- Task details
Restate the data below word for word. Skip any images it contains.

━━━━━━━━

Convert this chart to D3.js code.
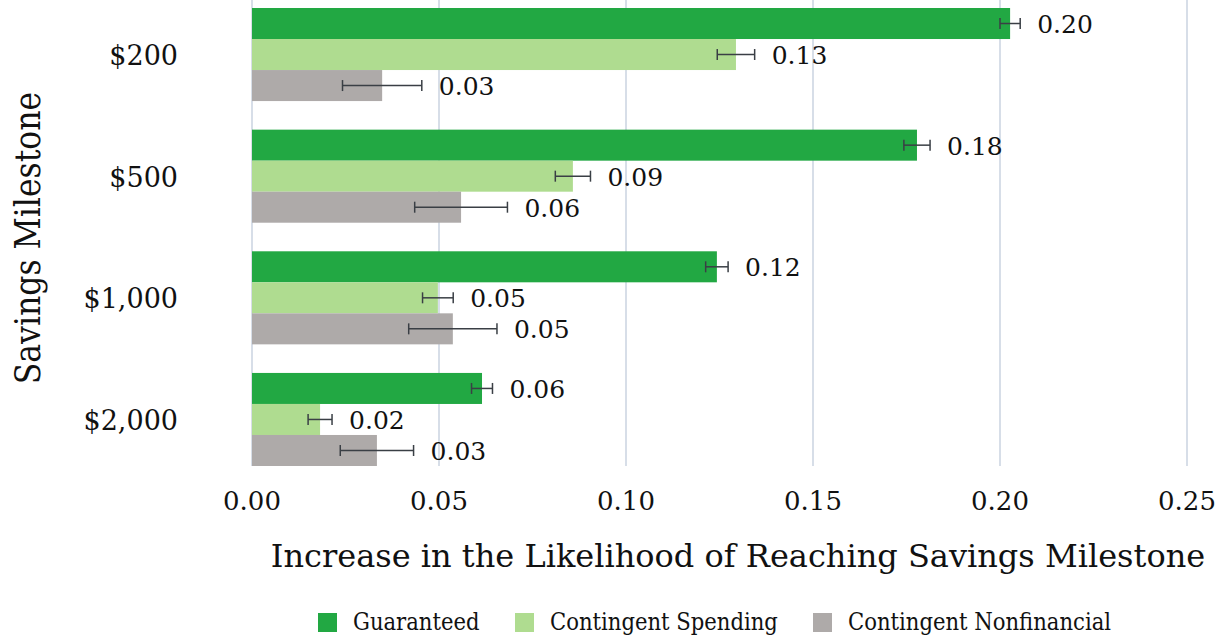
<!DOCTYPE html>
<html>
<head>
<meta charset="utf-8">
<script src="https://cdn.jsdelivr.net/npm/d3@7"></script>
<style>
  body { margin: 0; background: #fff; }
  svg { display: block; }
</style>
</head>
<body>
<svg id="chart"></svg>
<script>
// milestones, top to bottom
const categories = ["$200", "$500", "$1,000", "$2,000"];
const seriesNames = ["Guaranteed", "Contingent Spending", "Contingent Nonfinancial"];

// estimated effects
const guaranteed = [0.2027, 0.1778, 0.1243, 0.0615];
const contingentSpending = [0.1294, 0.0858, 0.0497, 0.0182];
const contingentNonfinancial = [0.0348, 0.0559, 0.0537, 0.0334];

// half-width of the error bars
const guaranteedErr = [0.0027, 0.0035, 0.0030, 0.0028];
const contingentSpendingErr = [0.0050, 0.0047, 0.0041, 0.0032];
const contingentNonfinancialErr = [0.0106, 0.0124, 0.0118, 0.0098];

const xTicks = [0, 0.05, 0.10, 0.15, 0.20, 0.25];

const colors = ["#22a843", "#afdc90", "#aeaaa9"];
const serif = "'DejaVu Serif', serif";
const serifCond = "'DejaVu Serif Condensed', 'DejaVu Serif', serif";

const W = 1224, H = 638;

const svg = d3.select("#chart")
    .attr("width", W)
    .attr("height", H)
    .attr("viewBox", [0, 0, W, H]);

const x = d3.scaleLinear().domain([0, 0.25]).range([252, 1187]);
const y = d3.scaleBand().domain(categories).range([8, 466]).paddingInner(0.235).paddingOuter(0);
const ySub = d3.scaleBand().domain(seriesNames).range([0, y.bandwidth()]);

// build rows for bars
const values = [guaranteed, contingentSpending, contingentNonfinancial];
const errs = [guaranteedErr, contingentSpendingErr, contingentNonfinancialErr];
const rows = [];
categories.forEach((c, i) => {
    seriesNames.forEach((s, j) => {
        rows.push({ cat: c, series: s, idx: j, v: values[j][i], e: errs[j][i] });
    });
});

// grid lines
svg.append("g")
    .selectAll("line")
    .data(xTicks)
    .join("line")
    .attr("x1", d => x(d))
    .attr("x2", d => x(d))
    .attr("y1", 0)
    .attr("y2", 466)
    .attr("stroke", "#d7dee8")
    .attr("stroke-width", 2);

// bars
svg.append("g")
    .selectAll("rect")
    .data(rows)
    .join("rect")
    .attr("x", x(0))
    .attr("y", d => y(d.cat) + ySub(d.series))
    .attr("width", d => x(d.v) - x(0))
    .attr("height", ySub.bandwidth())
    .attr("fill", d => colors[d.idx]);

// error bars
const eb = svg.append("g")
    .attr("stroke", "#3a3f45")
    .attr("stroke-width", 1.5)
    .selectAll("g")
    .data(rows)
    .join("g")
    .attr("transform", d => `translate(0,${y(d.cat) + ySub(d.series) + ySub.bandwidth() / 2})`);

eb.append("line")
    .attr("x1", d => x(d.v - d.e))
    .attr("x2", d => x(d.v + d.e));
eb.append("line")
    .attr("x1", d => x(d.v - d.e)).attr("x2", d => x(d.v - d.e))
    .attr("y1", -5.5).attr("y2", 5.5);
eb.append("line")
    .attr("x1", d => x(d.v + d.e)).attr("x2", d => x(d.v + d.e))
    .attr("y1", -5.5).attr("y2", 5.5);

// data labels
svg.append("g")
    .selectAll("text")
    .data(rows)
    .join("text")
    .attr("x", d => x(d.v + d.e) + 17)
    .attr("y", d => y(d.cat) + ySub(d.series) + ySub.bandwidth() / 2 + 3)
    .attr("dominant-baseline", "middle")
    .attr("font-family", serif)
    .attr("font-size", 25)
    .attr("fill", "#111")
    .text(d => d3.format(".2f")(d.v));

// category labels
svg.append("g")
    .selectAll("text")
    .data(categories)
    .join("text")
    .attr("x", 178)
    .attr("y", d => y(d) + y.bandwidth() / 2 + 3)
    .attr("text-anchor", "end")
    .attr("dominant-baseline", "middle")
    .attr("font-family", serif)
    .attr("font-size", 27)
    .attr("fill", "#111")
    .text(d => d);

// x tick labels
svg.append("g")
    .selectAll("text")
    .data(xTicks)
    .join("text")
    .attr("x", d => x(d))
    .attr("y", 503)
    .attr("text-anchor", "middle")
    .attr("dominant-baseline", "middle")
    .attr("font-family", serif)
    .attr("font-size", 26)
    .attr("fill", "#111")
    .text(d => d3.format(".2f")(d));

// axis titles
svg.append("text")
    .attr("x", 738)
    .attr("y", 558)
    .attr("text-anchor", "middle")
    .attr("dominant-baseline", "middle")
    .attr("font-family", serif)
    .attr("font-size", 32)
    .attr("fill", "#111")
    .text("Increase in the Likelihood of Reaching Savings Milestone");

svg.append("text")
    .attr("transform", "translate(30,238) rotate(-90)")
    .attr("text-anchor", "middle")
    .attr("dominant-baseline", "middle")
    .attr("font-family", serifCond)
    .attr("font-size", 35)
    .attr("fill", "#111")
    .text("Savings Milestone");

// legend
const legendX = [318, 515, 813];
const legend = svg.append("g")
    .selectAll("g")
    .data(seriesNames)
    .join("g")
    .attr("transform", (d, i) => `translate(${legendX[i]},613)`);
legend.append("rect")
    .attr("width", 19)
    .attr("height", 19)
    .attr("fill", (d, i) => colors[i]);
legend.append("text")
    .attr("x", 35)
    .attr("y", 10)
    .attr("dominant-baseline", "middle")
    .attr("font-family", serifCond)
    .attr("font-size", 23.5)
    .attr("fill", "#111")
    .text(d => d);
</script>
</body>
</html>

━━━━━━━━

- Result for this task
Convert this chart to D3.js code.
<!DOCTYPE html>
<html>
<head>
<meta charset="utf-8">
<script src="https://cdn.jsdelivr.net/npm/d3@7"></script>
<style>
  body { margin: 0; background: #fff; }
  svg { display: block; }
</style>
</head>
<body>
<svg id="chart"></svg>
<script>
// milestones, top to bottom
const categories = ["$200", "$500", "$1,000", "$2,000"];
const seriesNames = ["Guaranteed", "Contingent Spending", "Contingent Nonfinancial"];

// estimated effects
const guaranteed = [0.2027, 0.1778, 0.1243, 0.0615];
const contingentSpending = [0.1294, 0.0858, 0.0497, 0.0182];
const contingentNonfinancial = [0.0348, 0.0559, 0.0537, 0.0334];

// half-width of the error bars
const guaranteedErr = [0.0027, 0.0035, 0.0030, 0.0028];
const contingentSpendingErr = [0.0050, 0.0047, 0.0041, 0.0032];
const contingentNonfinancialErr = [0.0106, 0.0124, 0.0118, 0.0098];

const xTicks = [0, 0.05, 0.10, 0.15, 0.20, 0.25];

const colors = ["#22a843", "#afdc90", "#aeaaa9"];
const serif = "'DejaVu Serif', serif";
const serifCond = "'DejaVu Serif Condensed', 'DejaVu Serif', serif";

const W = 1224, H = 638;

const svg = d3.select("#chart")
    .attr("width", W)
    .attr("height", H)
    .attr("viewBox", [0, 0, W, H]);

const x = d3.scaleLinear().domain([0, 0.25]).range([252, 1187]);
const y = d3.scaleBand().domain(categories).range([8, 466]).paddingInner(0.235).paddingOuter(0);
const ySub = d3.scaleBand().domain(seriesNames).range([0, y.bandwidth()]);

// build rows for bars
const values = [guaranteed, contingentSpending, contingentNonfinancial];
const errs = [guaranteedErr, contingentSpendingErr, contingentNonfinancialErr];
const rows = [];
categories.forEach((c, i) => {
    seriesNames.forEach((s, j) => {
        rows.push({ cat: c, series: s, idx: j, v: values[j][i], e: errs[j][i] });
    });
});

// grid lines
svg.append("g")
    .selectAll("line")
    .data(xTicks)
    .join("line")
    .attr("x1", d => x(d))
    .attr("x2", d => x(d))
    .attr("y1", 0)
    .attr("y2", 466)
    .attr("stroke", "#d7dee8")
    .attr("stroke-width", 2);

// bars
svg.append("g")
    .selectAll("rect")
    .data(rows)
    .join("rect")
    .attr("x", x(0))
    .attr("y", d => y(d.cat) + ySub(d.series))
    .attr("width", d => x(d.v) - x(0))
    .attr("height", ySub.bandwidth())
    .attr("fill", d => colors[d.idx]);

// error bars
const eb = svg.append("g")
    .attr("stroke", "#3a3f45")
    .attr("stroke-width", 1.5)
    .selectAll("g")
    .data(rows)
    .join("g")
    .attr("transform", d => `translate(0,${y(d.cat) + ySub(d.series) + ySub.bandwidth() / 2})`);

eb.append("line")
    .attr("x1", d => x(d.v - d.e))
    .attr("x2", d => x(d.v + d.e));
eb.append("line")
    .attr("x1", d => x(d.v - d.e)).attr("x2", d => x(d.v - d.e))
    .attr("y1", -5.5).attr("y2", 5.5);
eb.append("line")
    .attr("x1", d => x(d.v + d.e)).attr("x2", d => x(d.v + d.e))
    .attr("y1", -5.5).attr("y2", 5.5);

// data labels
svg.append("g")
    .selectAll("text")
    .data(rows)
    .join("text")
    .attr("x", d => x(d.v + d.e) + 17)
    .attr("y", d => y(d.cat) + ySub(d.series) + ySub.bandwidth() / 2 + 3)
    .attr("dominant-baseline", "middle")
    .attr("font-family", serif)
    .attr("font-size", 25)
    .attr("fill", "#111")
    .text(d => d3.format(".2f")(d.v));

// category labels
svg.append("g")
    .selectAll("text")
    .data(categories)
    .join("text")
    .attr("x", 178)
    .attr("y", d => y(d) + y.bandwidth() / 2 + 3)
    .attr("text-anchor", "end")
    .attr("dominant-baseline", "middle")
    .attr("font-family", serif)
    .attr("font-size", 27)
    .attr("fill", "#111")
    .text(d => d);

// x tick labels
svg.append("g")
    .selectAll("text")
    .data(xTicks)
    .join("text")
    .attr("x", d => x(d))
    .attr("y", 503)
    .attr("text-anchor", "middle")
    .attr("dominant-baseline", "middle")
    .attr("font-family", serif)
    .attr("font-size", 26)
    .attr("fill", "#111")
    .text(d => d3.format(".2f")(d));

// axis titles
svg.append("text")
    .attr("x", 738)
    .attr("y", 558)
    .attr("text-anchor", "middle")
    .attr("dominant-baseline", "middle")
    .attr("font-family", serif)
    .attr("font-size", 32)
    .attr("fill", "#111")
    .text("Increase in the Likelihood of Reaching Savings Milestone");

svg.append("text")
    .attr("transform", "translate(30,238) rotate(-90)")
    .attr("text-anchor", "middle")
    .attr("dominant-baseline", "middle")
    .attr("font-family", serifCond)
    .attr("font-size", 35)
    .attr("fill", "#111")
    .text("Savings Milestone");

// legend
const legendX = [318, 515, 813];
const legend = svg.append("g")
    .selectAll("g")
    .data(seriesNames)
    .join("g")
    .attr("transform", (d, i) => `translate(${legendX[i]},613)`);
legend.append("rect")
    .attr("width", 19)
    .attr("height", 19)
    .attr("fill", (d, i) => colors[i]);
legend.append("text")
    .attr("x", 35)
    .attr("y", 10)
    .attr("dominant-baseline", "middle")
    .attr("font-family", serifCond)
    .attr("font-size", 23.5)
    .attr("fill", "#111")
    .text(d => d);
</script>
</body>
</html>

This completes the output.